### Working data
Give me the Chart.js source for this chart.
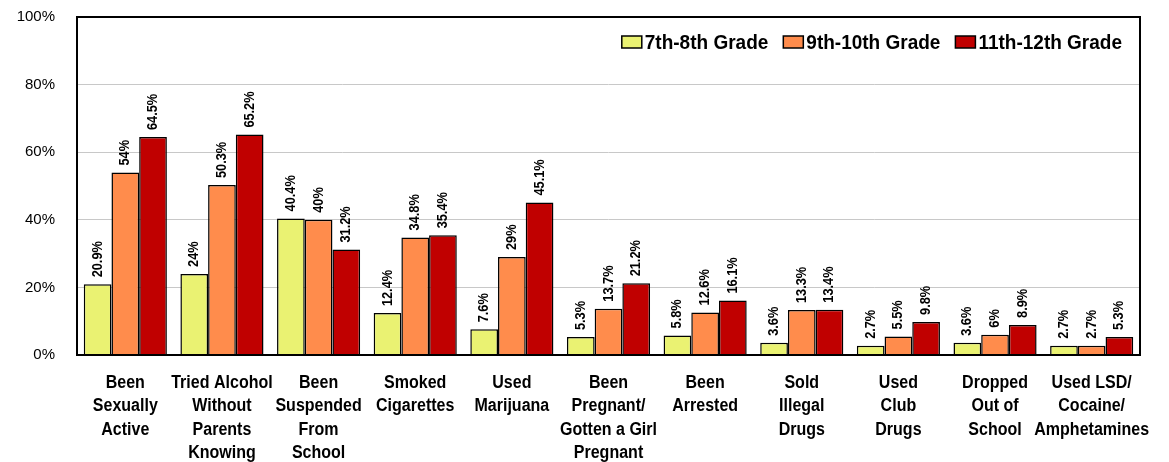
<!DOCTYPE html>
<html>
<head>
<meta charset="utf-8">
<script src="https://cdn.jsdelivr.net/npm/chart.js@4"></script>
<style>
  html, body { margin: 0; padding: 0; background: #fff; }
  #wrap { width: 1169px; height: 462px; }
</style>
</head>
<body>
<div id="wrap"><canvas id="riskChart"></canvas></div>
<script>
// ===== Data =====
const categories = [
  ["Been", "Sexually", "Active"],
  ["Tried Alcohol", "Without", "Parents", "Knowing"],
  ["Been", "Suspended", "From", "School"],
  ["Smoked", "Cigarettes"],
  ["Used", "Marijuana"],
  ["Been", "Pregnant/", "Gotten a Girl", "Pregnant"],
  ["Been", "Arrested"],
  ["Sold", "Illegal", "Drugs"],
  ["Used", "Club", "Drugs"],
  ["Dropped", "Out of", "School"],
  ["Used LSD/", "Cocaine/", "Amphetamines"]
];
const grade78 = [20.9, 24, 40.4, 12.4, 7.6, 5.3, 5.8, 3.6, 2.7, 3.6, 2.7];
const grade910 = [54, 50.3, 40, 34.8, 29, 13.7, 12.6, 13.3, 5.5, 6, 2.7];
const grade1112 = [64.5, 65.2, 31.2, 35.4, 45.1, 21.2, 16.1, 13.4, 9.8, 8.9, 5.3];
const yTicks = [0, 20, 40, 60, 80, 100];

// no narrow face installed, so bold Liberation Sans gets squeezed horizontally
const SANS = '"Liberation Sans", Arial, sans-serif';

function squeezedText(ctx, text, x, y, sx) {
  ctx.save();
  ctx.translate(x, y);
  ctx.scale(sx, 1);
  ctx.fillText(text, 0, 0);
  ctx.restore();
}

// ===== Category labels under the x axis =====
const categoryLabels = {
  id: 'categoryLabels',
  afterDraw(chart) {
    const ctx = chart.ctx;
    const xs = chart.scales.x;
    ctx.save();
    ctx.font = 'bold 18px ' + SANS;
    ctx.fillStyle = '#000';
    ctx.textAlign = 'center';
    ctx.textBaseline = 'middle';
    chart.data.labels.forEach((lines, i) => {
      const x = xs.getPixelForValue(i);
      lines.forEach((line, k) =>
        squeezedText(ctx, line, x, chart.chartArea.bottom + 28 + k * 23.5, 0.89));
    });
    ctx.restore();
  }
};

// ===== Value labels, rotated above each bar =====
const valueLabels = {
  id: 'valueLabels',
  afterDatasetsDraw(chart) {
    const ctx = chart.ctx;
    ctx.save();
    ctx.font = 'bold 14.5px ' + SANS;
    ctx.fillStyle = '#000';
    ctx.textAlign = 'left';
    ctx.textBaseline = 'middle';
    chart.data.datasets.forEach((ds, i) => {
      chart.getDatasetMeta(i).data.forEach((bar, j) => {
        ctx.save();
        ctx.translate(bar.x, bar.y - 7);
        ctx.rotate(-Math.PI / 2);
        ctx.scale(0.88, 1);
        ctx.fillText(ds.data[j] + '%', 0, 0);
        ctx.restore();
      });
    });
    ctx.restore();
  }
};

// ===== Frame around the plot + legend inside it =====
const frameAndLegend = {
  id: 'frameAndLegend',
  afterDraw(chart) {
    const { ctx, chartArea: a } = chart;
    ctx.save();
    ctx.strokeStyle = '#000';
    ctx.lineWidth = 2;
    ctx.strokeRect(a.left, a.top, a.right - a.left, a.bottom - a.top);

    const sx = 0.95;
    ctx.font = 'bold 20px ' + SANS;
    ctx.textBaseline = 'middle';
    ctx.textAlign = 'left';
    const boxW = 20, boxH = 12, gapBox = 3, gapItem = 15;
    const y = a.top + 25;
    let x = a.right - 18;
    chart.data.datasets.slice().reverse().forEach(ds => {
      x -= ctx.measureText(ds.label).width * sx;
      ctx.fillStyle = '#000';
      squeezedText(ctx, ds.label, x, y + 1, sx);
      x -= gapBox + boxW;
      ctx.fillStyle = ds.backgroundColor;
      ctx.fillRect(x, y - boxH / 2, boxW, boxH);
      ctx.lineWidth = 1.5;
      ctx.strokeRect(x, y - boxH / 2, boxW, boxH);
      x -= gapItem;
    });
    ctx.restore();
  }
};

new Chart(document.getElementById('riskChart'), {
  type: 'bar',
  data: {
    labels: categories,
    datasets: [
      { label: '7th-8th Grade', data: grade78, backgroundColor: '#EAF272' },
      { label: '9th-10th Grade', data: grade910, backgroundColor: '#FF8C4C' },
      { label: '11th-12th Grade', data: grade1112, backgroundColor: '#C00000' }
    ]
  },
  options: {
    responsive: true,
    maintainAspectRatio: false,
    animation: false,
    layout: { padding: { top: 17, right: 29, left: 0, bottom: 0 } },
    datasets: {
      bar: {
        borderColor: '#000',
        borderWidth: 1.5,
        barPercentage: 1.0,
        categoryPercentage: 0.86
      }
    },
    plugins: {
      legend: { display: false },
      tooltip: { enabled: false }
    },
    scales: {
      x: {
        grid: { display: false },
        border: { display: false },
        ticks: { display: false },
        afterFit: s => { s.height = 107; }
      },
      y: {
        min: 0,
        max: 100,
        afterBuildTicks: s => { s.ticks = yTicks.map(v => ({ value: v })); },
        grid: { color: '#c8c8c8', lineWidth: 1, drawTicks: false },
        border: { display: false },
        ticks: {
          color: '#000',
          padding: 22,
          font: { family: SANS, size: 15 },
          callback: v => v + '%'
        },
        // tick padding is horizontal here; keep it out of the vertical room
        afterFit: s => { s.width = 77; s.paddingTop = 9; s.paddingBottom = 9; }
      }
    }
  },
  plugins: [valueLabels, categoryLabels, frameAndLegend]
});
</script>
</body>
</html>
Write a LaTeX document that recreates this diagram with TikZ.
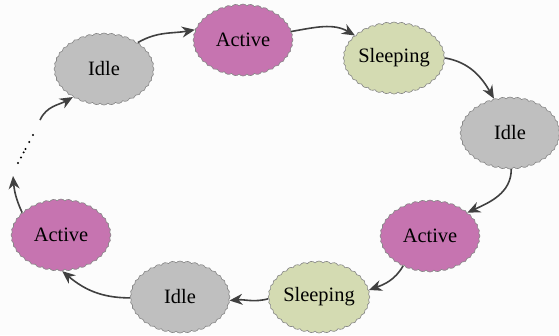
\documentclass[tikz,border=0pt]{standalone}
\usepackage{fontspec}
\setmainfont{Liberation Serif}
\usetikzlibrary{shapes.symbols,arrows.meta,calc}
\definecolor{idlefill}{RGB}{191,191,191}
\definecolor{activefill}{RGB}{198,116,176}
\definecolor{sleepfill}{RGB}{212,219,178}
\definecolor{cloudline}{RGB}{135,135,135}
\definecolor{flowline}{RGB}{64,64,64}
\definecolor{paper}{RGB}{252,252,252}
\begin{document}
\begin{tikzpicture}[x=1bp,y=-1bp,
  state/.style={cloud, cloud puffs=40, cloud puff arc=100, cloud ignores aspect,
    draw=cloudline, line width=0.6bp, minimum width=100bp, minimum height=72bp,
    inner sep=0pt, font=\fontsize{20.5}{24}\selectfont},
  idle/.style={state, fill=idlefill},
  active/.style={state, fill=activefill},
  sleep/.style={state, fill=sleepfill},
  flow/.style={draw=flowline, line width=1.6bp,
    -{Stealth[length=13bp,width=11bp]}}]
\fill[paper] (0,0) rectangle (559,335);
\useasboundingbox (0,0) rectangle (559,335);

% the cycle of states
\node[idle]   (i1) at (104,69)  {Idle};
\node[active] (a1) at (243,40)  {Active};
\node[sleep]  (s1) at (394,58)  {Sleeping};
\node[idle]   (i2) at (510,133) {Idle};
\node[active] (a2) at (430,236) {Active};
\node[sleep]  (s2) at (319,297) {Sleeping};
\node[idle]   (i3) at (180,297) {Idle};
\node[active] (a3) at (61,235)  {Active};

% open ends of the cycle
\coordinate (up)   at (13,176);
\coordinate (dotA) at (18,163);
\coordinate (dotB) at (33,135);
\coordinate (back) at (40,120);

% transitions
\draw[flow] (i1.38)  to[out=30,in=190]  (a1.168);
\draw[flow] (a1.10)  to[out=10,in=150]  (s1.150);
\draw[flow] (s1.0)   to[out=-10,in=120] (i2.115);
\draw[flow] (i2.272) to[out=-90,in=25]  (a2.32);
\draw[flow] (a2.228) to[out=240,in=20]  (s2.8);
\draw[flow] (s2.182) to[out=195,in=5]   (i3.-4);
\draw[flow] (i3.181) to[out=180,in=-40] (a3.-88);
\draw[flow] (a3.150) to[out=115,in=-85] (up);
\draw[flow] (back)   to[out=65,in=210]  (i1.222);

% dotted continuation
\foreach \t in {0,0.2,0.38,0.5,0.75,1}
  \fill[black] ($(dotA)!\t!(dotB)$) circle (1.1bp);
\end{tikzpicture}
\end{document}
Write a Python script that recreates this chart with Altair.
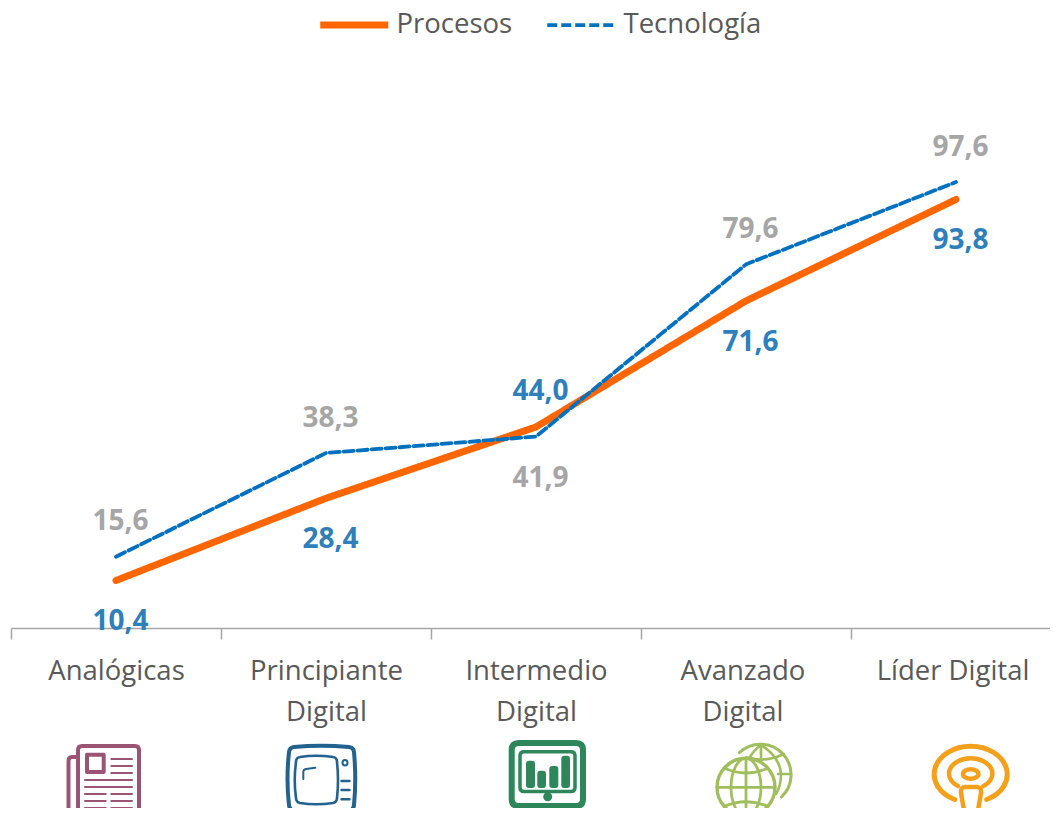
import altair as alt
import pandas as pd

categories = ["Analógicas", "Principiante\nDigital", "Intermedio\nDigital", "Avanzado\nDigital", "Líder Digital"]
procesos = [10.4, 28.4, 44.0, 71.6, 93.8]
tecnologia = [15.6, 38.3, 41.9, 79.6, 97.6]
procesos_lado = ["abajo", "abajo", "arriba", "abajo", "abajo"]
tecnologia_lado = ["arriba", "arriba", "abajo", "arriba", "arriba"]
series = ["Procesos", "Tecnología"]

FONT = "Open Sans"
GREY_TEXT = "#595959"


def etiqueta(v):
    return f"{v:.1f}".replace(".", ",")


rows = []
for nombre, vals, lados in (("Procesos", procesos, procesos_lado), ("Tecnología", tecnologia, tecnologia_lado)):
    for c, v, l in zip(categories, vals, lados):
        rows.append({"cat": c, "serie": nombre, "valor": v, "lado": l, "texto": etiqueta(v)})
df = pd.DataFrame(rows)

W, H = 1039, 620
xenc = alt.X("cat:N", sort=None,
             scale=alt.Scale(domain=categories, type="band", paddingInner=0, paddingOuter=0, range=[0, 1050]),
             axis=alt.Axis(title=None, tickBand="extent", tickSize=11, tickColor="#A6A6A6", tickWidth=1.5,
                           domainColor="#A6A6A6", domainWidth=1.5, grid=False, labelAngle=0,
                           labelFont=FONT, labelFontSize=27.5, labelColor=GREY_TEXT, labelPadding=18,
                           labelLineHeight=41, labelExpr="split(datum.label, '\\n')", labelOverlap=False,
                           labelBound=False, labelFlush=False,
                           labelOffset={"condition": {"test": "datum.index > 0.7", "value": -3.5}, "value": 0}))
yenc = alt.Y("valor:Q", scale=alt.Scale(domain=[0, 135.7], nice=False, zero=True), axis=None)

lines = alt.Chart(df).mark_line(strokeCap="round", strokeJoin="miter").encode(
    x=xenc, y=yenc,
    color=alt.Color("serie:N", sort=series, scale=alt.Scale(domain=series, range=["#FF6600", "#0070C0"]),
                    legend=alt.Legend(title=None, orient="none", legendX=329.5, legendY=3, direction="horizontal",
                                      symbolType="M-3.4 0L3.4 0", symbolSize=400, labelFont=FONT, labelFontSize=27.5,
                                      labelColor=GREY_TEXT, columnPadding=27, labelOffset=28.5, padding=0,
                                      labelLimit=300)),
    strokeDash=alt.StrokeDash("serie:N", sort=series, scale=alt.Scale(domain=series, range=[[1, 0], [10, 4]]), legend=None),
    strokeWidth=alt.StrokeWidth("serie:N", sort=series, scale=alt.Scale(domain=series, range=[7, 3.8]), legend=None),
)

layers = [lines]
for nombre, col in (("Procesos", "#2E7FBA"), ("Tecnología", "#A6A6A6")):
    for lado, dy in (("arriba", -34.5), ("abajo", 42)):
        d = df[(df.serie == nombre) & (df.lado == lado)]
        layers.append(alt.Chart(d).mark_text(font=FONT, fontSize=28, fontWeight="bold", color=col, dx=4.5, dy=dy,
                                             align="center", baseline="middle").encode(x=xenc, y=yenc, text="texto:N"))


def fmt(v):
    return f"{v:.1f}"


class Ic:
    """Builds an SVG path around an origin, in pixels of the picture."""
    def __init__(self, ox, oy=780):
        self.ox, self.oy, self.s = ox, oy, []

    def p(self, x, y):
        return f"{fmt(x - self.ox)} {fmt(y - self.oy)}"

    def path(self, *cmds):
        out = []
        for c in cmds:
            letter, coords = c[0], c[1:]
            pts = " ".join(self.p(coords[i], coords[i + 1]) for i in range(0, len(coords), 2))
            out.append(letter + pts)
        return "".join(out)

    def line(self, x0, y0, x1, y1):
        return self.path(("M", x0, y0), ("L", x1, y1))

    def rrect(self, x0, y0, x1, y1, r):
        return self.path(("M", x0 + r, y0), ("L", x1 - r, y0), ("Q", x1, y0, x1, y0 + r), ("L", x1, y1 - r),
                         ("Q", x1, y1, x1 - r, y1), ("L", x0 + r, y1), ("Q", x0, y1, x0, y1 - r), ("L", x0, y0 + r),
                         ("Q", x0, y0, x0 + r, y0)) + "Z"

    def ell(self, cx, cy, rx, ry):
        return (f"M{self.p(cx - rx, cy)}A{fmt(rx)} {fmt(ry)} 0 1 1 {self.p(cx + rx, cy)}"
                f"A{fmt(rx)} {fmt(ry)} 0 1 1 {self.p(cx - rx, cy)}Z")

    def arc(self, x0, y0, rx, ry, x1, y1, large=1):
        return f"M{self.p(x0, y0)}A{fmt(rx)} {fmt(ry)} 0 {large} 1 {self.p(x1, y1)}"


def icon(cat, color, stroked=(), filled=()):
    out = []
    d = pd.DataFrame({"cat": [cat]})
    for shape, sw in stroked:
        out.append(alt.Chart(d).mark_point(shape=shape, size=4, filled=False, stroke=color, strokeWidth=sw, opacity=1,
                                           strokeCap="round", strokeJoin="round")
                   .encode(x=xenc, y=alt.value(772)))
    for shape in filled:
        out.append(alt.Chart(d).mark_point(shape=shape, size=4, filled=True, fill=color, strokeWidth=0, opacity=1)
                   .encode(x=xenc, y=alt.value(772)))
    return out


# Periódico
a = Ic(116)
outline = a.path(("M", 78, 808), ("L", 78, 750), ("Q", 78, 746, 82, 746), ("L", 135, 746), ("Q", 139, 746, 139, 750),
                 ("L", 139, 811), ("Q", 139, 815, 135, 815), ("L", 76, 815), ("Q", 68.5, 815, 68.5, 808),
                 ("L", 68.5, 761), ("Q", 68.5, 757, 72, 757), ("L", 78, 757))
thin = "".join([a.line(111.3, y, 132, y) for y in (759, 766, 773)] + [a.line(85, y, 132, y) for y in (780, 787)]
               + [a.line(85, y, 105.7, y) + a.line(111.3, y, 132, y) for y in (794, 801, 808)])
layers += icon(categories[0], "#9B5474", stroked=[(outline, 4), (a.path(("M", 87, 754.7), ("L", 103.7, 754.7), ("L", 103.7, 772), ("L", 87, 772)) + "Z", 4), (thin, 2)])

# Televisor
b = Ic(326)
tv_out = b.path(("M", 294, 747), ("Q", 321, 744.5, 349, 747), ("Q", 353.5, 747.5, 354, 752), ("Q", 356.5, 780, 354, 805),
                ("Q", 353.5, 810, 349, 811), ("Q", 321, 814, 294, 811), ("Q", 289.5, 810, 289, 805),
                ("Q", 286, 780, 289, 752), ("Q", 289.5, 747.5, 294, 747)) + "Z"
tv_scr = b.path(("M", 300, 757), ("Q", 316, 754.5, 333, 757), ("Q", 337, 757.5, 337, 762), ("Q", 339, 780, 337, 798),
                ("Q", 337, 802, 333, 803), ("Q", 316, 805.5, 300, 803), ("Q", 296, 802, 296, 798),
                ("Q", 293.5, 780, 296, 762), ("Q", 296, 757.5, 300, 757)) + "Z"
tv_gl = b.path(("M", 303.3, 779), ("L", 303.3, 772), ("Q", 303.3, 769.5, 306, 769), ("L", 315.3, 767.7))
tv_lines = "".join(b.line(341.5, y, 349.5, y) for y in (781, 790, 799.3))
tv_base = b.path(("M", 305, 813.5), ("L", 337, 813.5), ("L", 334, 818), ("L", 308, 818)) + "Z"
layers += icon(categories[1], "#22628F", stroked=[(tv_out, 4), (tv_scr, 2.6), (tv_gl, 2), (b.ell(345, 762.7, 2.5, 2.8), 2), (tv_lines, 2.4)], filled=[tv_base])

# Monitor
c = Ic(536)
layers += icon(categories[2], "#2E875A",
               stroked=[(c.rrect(511.7, 743, 583, 806, 7), 6), (c.rrect(520, 751.7, 575, 791.6, 4), 3.5),
                        (c.path(("M", 541, 809), ("L", 533, 817), ("L", 562, 817), ("L", 555, 809)), 4)],
               filled=[c.rrect(526, 760.7, 535, 788, 3), c.rrect(537.3, 770.7, 546, 788, 3),
                       c.rrect(549.3, 766, 558.3, 788, 3), c.rrect(561.3, 755.7, 570, 788, 3),
                       c.ell(547.7, 796.7, 4.5, 4.5)])

# Globos
g = Ic(746)
front = g.ell(746, 787.3, 29, 29)
mer = g.ell(746, 787.3, 15, 29) + g.line(746, 758, 746, 816) + g.line(717, 787.3, 775, 787.3)
lat = g.path(("M", 724, 768), ("Q", 746, 778, 768, 768)) + g.path(("M", 724, 806.5), ("Q", 746, 797, 768, 806.5))
back = g.arc(739.5, 752.5, 29, 29, 781.5, 797, 1)
back_in = (g.path(("M", 761, 745), ("Q", 780, 757, 781, 774), ("Q", 781, 786, 776, 794))
           + g.path(("M", 761, 745), ("Q", 754, 750, 750, 757))
           + g.line(761, 745, 761, 759) + g.line(778, 774, 790, 774)
           + g.path(("M", 746, 757.5), ("Q", 765, 763, 784, 754)))
layers += icon(categories[3], "#A0BE5C", stroked=[(back, 3), (back_in, 2.6), (front, 3.4), (mer, 2.8), (lat, 2.8)])

# Podcast
h = Ic(956)
layers += icon(categories[4], "#F5A01A",
               stroked=[(h.arc(954.7, 799.5, 36.5, 28, 986.7, 799.5, 1), 5),
                        (h.arc(958, 786, 21.7, 15.3, 983.4, 786, 1), 4.5),
                        (h.ell(970.7, 774, 7.7, 4.7), 4.5),
                        (h.path(("M", 965, 787), ("L", 977, 787), ("Q", 981.5, 787, 981, 793), ("L", 977, 816),
                                ("L", 965, 816), ("L", 961, 793), ("Q", 960.5, 787, 965, 787)) + "Z", 4.5)])

chart = alt.layer(*layers).properties(
    width=W, height=H, padding={"left": 3, "top": 0, "right": 0, "bottom": 180}, background="white",
    autosize=alt.AutoSizeParams(type="none", contains="content"),
).configure_view(stroke=None)

chart.save("out.html", embed_options={"renderer": "svg", "actions": False})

### Problem
Each line above that includes "script" should be shown.

### Result below
<script src="https://cdn.jsdelivr.net/npm/chart.js@4"></script>
<script>
</script>
Write a Python script that recreates this chart with Altair.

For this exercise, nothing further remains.